BISMARCK, N.D. (AP) — A spokesman for North Dakota Gov. Jack Dalrymple says the governor has no intention of blocking food and supplies from coming into a camp where people have gathered to protest the Dakota Access pipeline.
Dalrymple on Monday issued a “mandatory evacuation” for the camp “to safeguard against harsh winter conditions.”
Dalrymple spokesman Jeff Zent says the evacuation order has been “misconstrued” by some as giving authorities the ability to block food and supplies from coming in or out of the encampment. Zent says that is “not the governor’s intent.”
The 1,172-mile pipeline is nearly complete except for a small section beneath a Missouri River reservoir near the encampment, which is about 50 miles south of Bismarck.

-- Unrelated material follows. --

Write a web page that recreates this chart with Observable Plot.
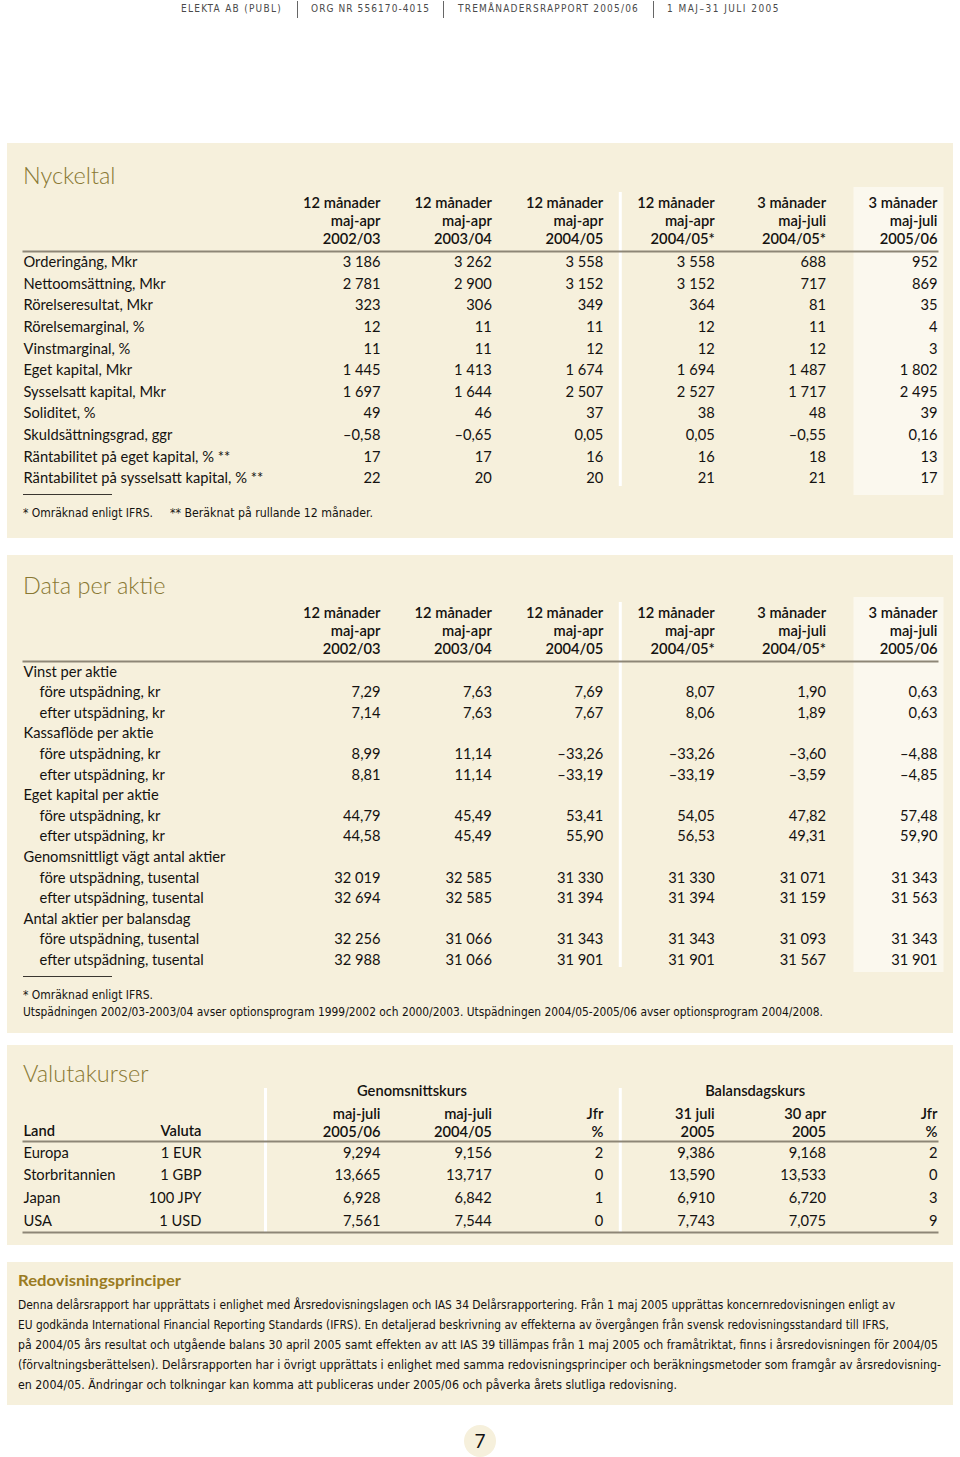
<!DOCTYPE html>
<html lang="sv">
<head>
<meta charset="utf-8">
<script src="https://cdn.jsdelivr.net/npm/d3@7"></script>
<script src="https://cdn.jsdelivr.net/npm/@observablehq/plot@0.6"></script>
<style>
html,body{margin:0;padding:0;background:#fff;}
#page{position:relative;width:960px;height:1457px;overflow:hidden;font-family:Lato,"Open Sans",sans-serif;color:#141210;}
.panel{position:absolute;left:7px;width:946px;background:#f6f0dc;}
.panel svg{position:absolute;left:0;top:0;}
.title{position:absolute;left:16px;font-weight:300;font-size:23.5px;line-height:24px;color:#897833;white-space:nowrap;}
.note{position:absolute;font-family:"Liberation Sans Narrow","DejaVu Sans Condensed",sans-serif;font-size:13px;line-height:14px;white-space:nowrap;transform-origin:0 50%;color:#141210;}
.shortrule{position:absolute;left:16px;width:89px;border-top:1px solid #3a3630;}
.hdr{position:absolute;top:3px;font-family:"Liberation Sans Narrow","DejaVu Sans Condensed",sans-serif;font-size:10px;line-height:12px;color:#4a4a4a;white-space:nowrap;}
.bar{position:absolute;top:1px;width:1px;height:17px;background:#666;}
</style>
</head>
<body>
<div id="page"></div>
<script>
// ---------------- DATA ----------------
const headerSegments = ["ELEKTA AB (PUBL)", "ORG NR 556170-4015", "TREMÅNADERSRAPPORT 2005/06", "1 MAJ–31 JULI 2005"];

const colKeys = ["c1", "c2", "c3", "c4", "c5", "c6"];

const periodHeaders = [
  "12 månader\nmaj-apr\n2002/03",
  "12 månader\nmaj-apr\n2003/04",
  "12 månader\nmaj-apr\n2004/05",
  "12 månader\nmaj-apr\n2004/05*",
  "3 månader\nmaj-juli\n2004/05*",
  "3 månader\nmaj-juli\n2005/06"
];

const nyckelLabels = [
  "Orderingång, Mkr", "Nettoomsättning, Mkr", "Rörelseresultat, Mkr", "Rörelsemarginal, %",
  "Vinstmarginal, %", "Eget kapital, Mkr", "Sysselsatt kapital, Mkr", "Soliditet, %",
  "Skuldsättningsgrad, ggr", "Räntabilitet på eget kapital, % **", "Räntabilitet på sysselsatt kapital, % **"
];
const nyckelDecimals = [0, 0, 0, 0, 0, 0, 0, 0, 2, 0, 0];
const nyckelValues = [
  [3186, 3262, 3558, 3558, 688, 952],
  [2781, 2900, 3152, 3152, 717, 869],
  [323, 306, 349, 364, 81, 35],
  [12, 11, 11, 12, 11, 4],
  [11, 11, 12, 12, 12, 3],
  [1445, 1413, 1674, 1694, 1487, 1802],
  [1697, 1644, 2507, 2527, 1717, 2495],
  [49, 46, 37, 38, 48, 39],
  [-0.58, -0.65, 0.05, 0.05, -0.55, 0.16],
  [17, 17, 16, 16, 18, 13],
  [22, 20, 20, 21, 21, 17]
];
const nyckelNotes = ["* Omräknad enligt IFRS.", "** Beräknat på rullande 12 månader."];

const aktieLabels = [
  "Vinst per aktie", "före utspädning, kr", "efter utspädning, kr",
  "Kassaflöde per aktie", "före utspädning, kr", "efter utspädning, kr",
  "Eget kapital per aktie", "före utspädning, kr", "efter utspädning, kr",
  "Genomsnittligt vägt antal aktier", "före utspädning, tusental", "efter utspädning, tusental",
  "Antal aktier per balansdag", "före utspädning, tusental", "efter utspädning, tusental"
];
const aktieIndent = [0, 1, 1, 0, 1, 1, 0, 1, 1, 0, 1, 1, 0, 1, 1];
const aktieDecimals = [2, 2, 2, 2, 2, 2, 2, 2, 2, 0, 0, 0, 0, 0, 0];
const aktieValues = [
  null,
  [7.29, 7.63, 7.69, 8.07, 1.90, 0.63],
  [7.14, 7.63, 7.67, 8.06, 1.89, 0.63],
  null,
  [8.99, 11.14, -33.26, -33.26, -3.60, -4.88],
  [8.81, 11.14, -33.19, -33.19, -3.59, -4.85],
  null,
  [44.79, 45.49, 53.41, 54.05, 47.82, 57.48],
  [44.58, 45.49, 55.90, 56.53, 49.31, 59.90],
  null,
  [32019, 32585, 31330, 31330, 31071, 31343],
  [32694, 32585, 31394, 31394, 31159, 31563],
  null,
  [32256, 31066, 31343, 31343, 31093, 31343],
  [32988, 31066, 31901, 31901, 31567, 31901]
];
const aktieNotes = [
  "* Omräknad enligt IFRS.",
  "Utspädningen 2002/03-2003/04 avser optionsprogram 1999/2002 och 2000/2003. Utspädningen 2004/05-2005/06 avser optionsprogram 2004/2008."
];

const valutaGroups = ["Genomsnittskurs", "Balansdagskurs"];
const valutaHeaders = ["maj-juli\n2005/06", "maj-juli\n2004/05", "Jfr\n%", "31 juli\n2005", "30 apr\n2005", "Jfr\n%"];
const valutaLand = ["Europa", "Storbritannien", "Japan", "USA"];
const valutaValuta = ["1 EUR", "1 GBP", "100 JPY", "1 USD"];
const valutaSnitt0506 = [9.294, 13.665, 6.928, 7.561];
const valutaSnitt0405 = [9.156, 13.717, 6.842, 7.544];
const valutaSnittJfr = [2, 0, 1, 0];
const valutaBalansJul05 = [9.386, 13.590, 6.910, 7.743];
const valutaBalansApr05 = [9.168, 13.533, 6.720, 7.075];
const valutaBalansJfr = [2, 0, 3, 9];
const valutaDecimals = [3, 3, 0, 3, 3, 0];

const principTitle = "Redovisningsprinciper";
const principLines = [
  "Denna delårsrapport har upprättats i enlighet med Årsredovisningslagen och IAS 34 Delårsrapportering. Från 1 maj 2005 upprättas koncernredovisningen enligt av",
  "EU godkända International Financial Reporting Standards (IFRS). En detaljerad beskrivning av effekterna av övergången från svensk redovisningsstandard till IFRS,",
  "på 2004/05 års resultat och utgående balans 30 april 2005 samt effekten av att IAS 39 tillämpas från 1 maj 2005 och framåtriktat, finns i årsredovisningen för 2004/05",
  "(förvaltningsberättelsen). Delårsrapporten har i övrigt upprättats i enlighet med samma redovisningsprinciper och beräkningsmetoder som framgår av årsredovisning-",
  "en 2004/05. Ändringar och tolkningar kan komma att publiceras under 2005/06 och påverka årets slutliga redovisning."
];
const pageNumber = "7";

// ---------------- STYLE ----------------
const BG = "#f6f0dc", HL = "#fbf8ee", RULE = "#8d8676", INK = "#141210";
const W = 946;
const xRange = [373, 930];
const FONT = "Lato, 'Open Sans', sans-serif";
const sv = d3.formatLocale({decimal: ",", thousands: " ", grouping: [3], currency: ["", ""], minus: "–"});
const fmts = {0: sv.format(",d"), 2: sv.format(",.2f"), 3: sv.format(",.3f")};

const page = document.getElementById("page");
function el(tag, cls, parent, css, text) {
  const e = document.createElement(tag);
  if (cls) e.className = cls;
  Object.assign(e.style, css || {});
  if (text != null) e.textContent = text;
  (parent || page).appendChild(e);
  return e;
}
function panel(top, height) { return el("div", "panel", page, {top: top + "px", height: height + "px"}); }
function fitScale(e, target) {
  const w = e.getBoundingClientRect().width;
  if (w > 0) e.style.transform = `scaleX(${target / w})`;
}
function fitSpacing(e, target) {
  const w = e.getBoundingClientRect().width;
  const n = e.textContent.length;
  e.style.letterSpacing = ((target - w) / n) + "px";
}

// ---------------- HEADER ----------------
const segX = [181, 311, 458, 667], segW = [101, 119, 181, 113];
headerSegments.forEach((s, i) => {
  const e = el("div", "hdr", page, {left: segX[i] + "px"}, s);
  fitSpacing(e, segW[i]);
});
[297, 443, 653].forEach(x => el("div", "bar", page, {left: x + "px"}));

function baseScales(nRows) {
  return {
    x: {type: "point", domain: colKeys, range: xRange, padding: 0, round: false, axis: null},
    y: {type: "band", domain: d3.range(nRows), padding: 0, round: false, axis: null}
  };
}
function cellsFrom(cols) {
  const out = [];
  cols.forEach((row, i) => { if (row) row.forEach((v, j) => out.push({row: i, col: colKeys[j], v})); });
  return out;
}
const plotStyle = {fontFamily: FONT, fontSize: "14.7px", background: "transparent", color: INK, overflow: "visible"};
const headOpts = {frameAnchor: "top", lineAnchor: "middle", textAnchor: "end", lineHeight: 1.22, fontWeight: 600};

// ---------------- PANEL 1: NYCKELTAL ----------------
{
  const p = panel(143, 395);
  el("div", "title", p, {top: "20px"}, "Nyckeltal");
  const cells = cellsFrom(nyckelValues);
  const chart = Plot.plot({
    width: W, height: 395,
    marginTop: 108, marginBottom: 49, marginLeft: 16, marginRight: 16,
    ...baseScales(nyckelLabels.length),
    style: plotStyle,
    marks: [
      Plot.ruleX(["c6"], {x: d => d, stroke: HL, strokeWidth: 90, dx: -39, insetTop: -64, insetBottom: -6}),
      Plot.ruleX(["c3"], {x: d => d, stroke: "#ffffff", strokeWidth: 3, dx: 17, insetTop: -59, insetBottom: 3}),
      Plot.frame({anchor: "top", stroke: RULE, strokeWidth: 2}),
      Plot.text(colKeys, {x: d => d, text: (d, i) => periodHeaders[i], ...headOpts, dy: -31}),
      Plot.text(d3.range(nyckelLabels.length), {y: d => d, text: d => nyckelLabels[d], frameAnchor: "left", textAnchor: "start"}),
      Plot.text(cells, {x: "col", y: "row", text: d => fmts[nyckelDecimals[d.row]](d.v), textAnchor: "end"})
    ]
  });
  p.appendChild(chart);
  el("div", "shortrule", p, {top: "351px"});
  const n1 = el("div", "note", p, {left: "16px", top: "363px"}, nyckelNotes[0]);
  const n2 = el("div", "note", p, {left: "163px", top: "363px"}, nyckelNotes[1]);
  fitScale(n1, 130); fitScale(n2, 203);
}

// ---------------- PANEL 2: DATA PER AKTIE ----------------
{
  const p = panel(555, 478);
  el("div", "title", p, {top: "18px"}, "Data per aktie");
  const cells = cellsFrom(aktieValues);
  const idx = d3.range(aktieLabels.length);
  const chart = Plot.plot({
    width: W, height: 478,
    marginTop: 106, marginBottom: 63, marginLeft: 16, marginRight: 16,
    ...baseScales(aktieLabels.length),
    style: plotStyle,
    marks: [
      Plot.ruleX(["c6"], {x: d => d, stroke: HL, strokeWidth: 90, dx: -39, insetTop: -64, insetBottom: -2}),
      Plot.ruleX(["c3"], {x: d => d, stroke: "#ffffff", strokeWidth: 3, dx: 17, insetTop: -59, insetBottom: 3}),
      Plot.frame({anchor: "top", stroke: RULE, strokeWidth: 2}),
      Plot.text(colKeys, {x: d => d, text: (d, i) => periodHeaders[i], ...headOpts, dy: -31}),
      Plot.text(idx.filter(i => !aktieIndent[i]), {y: d => d, text: d => aktieLabels[d], frameAnchor: "left", textAnchor: "start"}),
      Plot.text(idx.filter(i => aktieIndent[i]), {y: d => d, text: d => aktieLabels[d], frameAnchor: "left", textAnchor: "start", dx: 16}),
      Plot.text(cells, {x: "col", y: "row", text: d => fmts[aktieDecimals[d.row]](d.v), textAnchor: "end"})
    ]
  });
  p.appendChild(chart);
  el("div", "shortrule", p, {top: "421px"});
  const n1 = el("div", "note", p, {left: "16px", top: "433px"}, aktieNotes[0]);
  const n2 = el("div", "note", p, {left: "16px", top: "450px"}, aktieNotes[1]);
  fitScale(n1, 130); fitScale(n2, 800);
}

// ---------------- PANEL 3: VALUTAKURSER ----------------
{
  const p = panel(1045, 200);
  el("div", "title", p, {top: "16px"}, "Valutakurser");
  const series = [valutaSnitt0506, valutaSnitt0405, valutaSnittJfr, valutaBalansJul05, valutaBalansApr05, valutaBalansJfr];
  const cells = [];
  valutaLand.forEach((_, i) => series.forEach((s, j) => cells.push({row: i, col: colKeys[j], v: s[i], dec: valutaDecimals[j]})));
  const idx = d3.range(valutaLand.length);
  const chart = Plot.plot({
    width: W, height: 200,
    marginTop: 96, marginBottom: 13, marginLeft: 16, marginRight: 16,
    ...baseScales(valutaLand.length),
    style: plotStyle,
    marks: [
      Plot.ruleX(["c1"], {x: d => d, stroke: "#ffffff", strokeWidth: 3, dx: -115, insetTop: -53, insetBottom: -1}),
      Plot.ruleX(["c3"], {x: d => d, stroke: "#ffffff", strokeWidth: 3, dx: 17, insetTop: -53, insetBottom: -1}),
      Plot.frame({anchor: "top", stroke: RULE, strokeWidth: 2}),
      Plot.frame({anchor: "bottom", stroke: RULE, strokeWidth: 2}),
      Plot.text(["c2"], {x: d => d, text: () => valutaGroups[0], frameAnchor: "top", lineAnchor: "middle", textAnchor: "middle", fontWeight: 600, dx: -80, dy: -50}),
      Plot.text(["c5"], {x: d => d, text: () => valutaGroups[1], frameAnchor: "top", lineAnchor: "middle", textAnchor: "middle", fontWeight: 600, dx: -71, dy: -50}),
      Plot.text(colKeys, {x: d => d, text: (d, i) => valutaHeaders[i], ...headOpts, dy: -19}),
      Plot.text(["Land"], {text: d => d, frameAnchor: "top-left", lineAnchor: "middle", textAnchor: "start", fontWeight: 600, dy: -10}),
      Plot.text(["Valuta"], {text: d => d, frameAnchor: "top-left", lineAnchor: "middle", textAnchor: "end", fontWeight: 600, dx: 178, dy: -10}),
      Plot.text(idx, {y: d => d, text: d => valutaLand[d], frameAnchor: "left", textAnchor: "start"}),
      Plot.text(idx, {y: d => d, text: d => valutaValuta[d], frameAnchor: "left", textAnchor: "end", dx: 178}),
      Plot.text(cells, {x: "col", y: "row", text: d => fmts[d.dec](d.v), textAnchor: "end"})
    ]
  });
  p.appendChild(chart);
}

// ---------------- PANEL 4: REDOVISNINGSPRINCIPER ----------------
{
  const p = panel(1262, 143);
  const t = el("div", "", p, {position: "absolute", left: "11px", top: "8px", font: "700 16px Lato, sans-serif", color: "#9a7b22", whiteSpace: "nowrap", transformOrigin: "0 50%"}, principTitle);
  fitScale(t, 163);
  const targets = [877, 871, 920, 923, 659];
  principLines.forEach((s, i) => {
    const e = el("div", "note", p, {left: "11px", top: (36 + i * 20) + "px"}, s);
    fitScale(e, targets[i]);
  });
}

// ---------------- PAGE NUMBER ----------------
el("div", "", page, {position: "absolute", left: "464px", top: "1425px", width: "32px", height: "32px", borderRadius: "50%", background: BG, font: "19px Lato, sans-serif", lineHeight: "32px", textAlign: "center", color: "#111"}, pageNumber);
</script>
</body>
</html>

Several Dakota Access pipeline protesters are suing Morton County, the city of Mandan and North Dakota law enforcement officials, arguing their civil rights were violated during a clash with authorities earlier this month.
The National Lawyers Guild’s Water Protector Legal Collective filed the lawsuit Monday in North Dakota federal court. The lawsuit alleges Morton County Sheriff Kyle Kirschmeier and others used excessive force against protesters on Nov. 20 at a blockaded bridge on a state highway.
Authorities used tear gas, rubber bullets and sprayed water at protesters they say assaulted officers with rocks and burning logs. Organizers said at least 17 protesters were taken to the hospital, some for hypothermia and one for a serious arm injury. Authorities say one officer was injured.
The lawsuit seeks unspecified damages.